MR HARGREAVES: The Emergency Management Bill says that the chief officer will be an officer who is responsible to the Commissioner of Police. We have it in other pieces of legislation that we are putting services like the emergency management services and the evacuation committee in the hands of someone who does not even live here or has no responsibility to the place. I think it is a more serious issue than just whether we should have our own chief of police. There are other ramifications. I would urge the house to support the motion.

MR HUMPHRIES (Attorney-General, Minister for Justice and Community Safety and Minister Assisting the Treasurer) (5.01): Mr Osborne says, "Let us make war, not love". He wants us to stand our ground and to ensure that no concessions are made in the battle for recognition from the Commonwealth. I do not disagree with anything that Mr Osborne has said when it comes to the need for a position of the kind that he has described. I have considered this issue from many perspectives in the last three years, and I firmly have come to the view, as I said when this was last debated in this place, that the ACT does need to exercise control over the police force which it fully funds to the tune of $53m each year.

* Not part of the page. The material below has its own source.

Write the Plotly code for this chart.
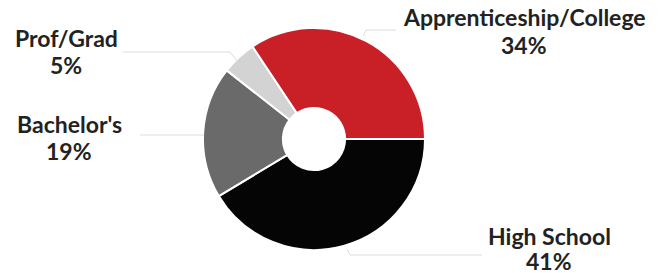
import plotly.graph_objects as go

# Data
categories = ["High School", "Bachelor's", "Prof/Grad", "Apprenticeship/College"]
values = [41, 19, 5, 34]
colors = ["#050505", "#6a6a6a", "#d3d3d3", "#c92027"]

W, H = 664, 273

def px(x, y):
    return x / W, 1 - y / H

# pie geometry (page pixels)
cx, cy, r = 314, 139, 111

fig = go.Figure()
x0, y1 = px(cx - r, cy - r)
x1, y0 = px(cx + r, cy + r)
fig.add_trace(go.Pie(
    labels=categories,
    values=values,
    sort=False,
    direction="clockwise",
    rotation=90,
    hole=0.28,
    textinfo="none",
    hoverinfo="label+percent",
    marker=dict(colors=colors, line=dict(color="white", width=2)),
    domain=dict(x=[x0, x1], y=[y0, y1]),
    showlegend=False,
))

# label baselines (page pixels): (x centre, name baseline, pct baseline)
label_pos = {
    "Apprenticeship/College": (524, 25, 53),
    "Prof/Grad": (66, 46.5, 73),
    "Bachelor's": (69, 132, 159),
    "High School": (549, 244.5, 269.5),
}
leaders = {
    "Apprenticeship/College": [(396, 30), (366, 30), (363, 36)],
    "Prof/Grad": [(123, 52), (230, 52), (238, 62)],
    "Bachelor's": [(140, 135), (204, 135)],
    "High School": [(482, 255), (350, 255), (347, 249)],
}

FS = 23
font = dict(family="Lato", size=FS, color="#222222", weight=700)
for name, v in zip(categories, values):
    xc, b1, b2 = label_pos[name]
    for txt, b in ((name, b1), (f"{v}%", b2)):
        x, y = px(xc, b - 0.36 * FS)
        fig.add_annotation(
            x=x, y=y, xref="paper", yref="paper",
            text=txt, showarrow=False, borderpad=0,
            xanchor="center", yanchor="middle", align="center",
            font=font,
        )
    pts = leaders[name]
    path = "M " + " L ".join(f"{px(a, b)[0]:.4f},{px(a, b)[1]:.4f}" for a, b in pts)
    fig.add_shape(type="path", path=path, xref="paper", yref="paper",
                  line=dict(color="#dddddd", width=1))

fig.update_layout(
    width=W, height=H,
    margin=dict(l=0, r=0, t=0, b=0),
    paper_bgcolor="white",
    plot_bgcolor="white",
)

fig.write_html(
    "out.html",
    config={"displayModeBar": False},
    post_script="document.body.style.margin='0';document.body.style.overflow='hidden';",
)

We - that is, the taxpayers of the ACT - provide that money. We ought to have the power, through the mechanisms of government, to direct, in general terms, the AFP and the work that it does. The problems of the AFP serving two masters are sometimes subtle problems not easily manifested or easy to demonstrate or to see, but they are there nonetheless. The illustration that Mr Osborne gave about the crosses outside the Indonesian Embassy is probably an illustration of those problems, but it is certainly not the only one in the last few years that could be pointed to.

I do not necessarily believe that we need to separate the commissioner, which Mr Osborne's motion refers to, from the structure of the AFP. It may be that we can do something within the structure. It may be that, as Mr Hargreaves has suggested, other solutions are possible. I think we need to explore all of those. But one prerequisite for that to take place is a willingness on the part of the Commonwealth to accept that we are deservedly not happy with an arrangement under which we fork out $53m and for that we do not get full control over the provision that we create.

It is worth noting in passing that there are probably some in the community who might argue that keeping distance between the police and politicians is not necessarily a bad thing. Having disinterested or detached control of the police force in a way that does not allow the local politicians access to the real levers of control might be seen by some people as a good thing. People who think that, I believe, are mistaken. There are important goals that we need to meet as a community - goals in making our community safer, goals in raising the standard of service, particularly goals in terms of the accountability of the service that we have provided in this Territory, which can be fully and satisfactorily met only by the ACT running its own police force in the fullest sense of that term.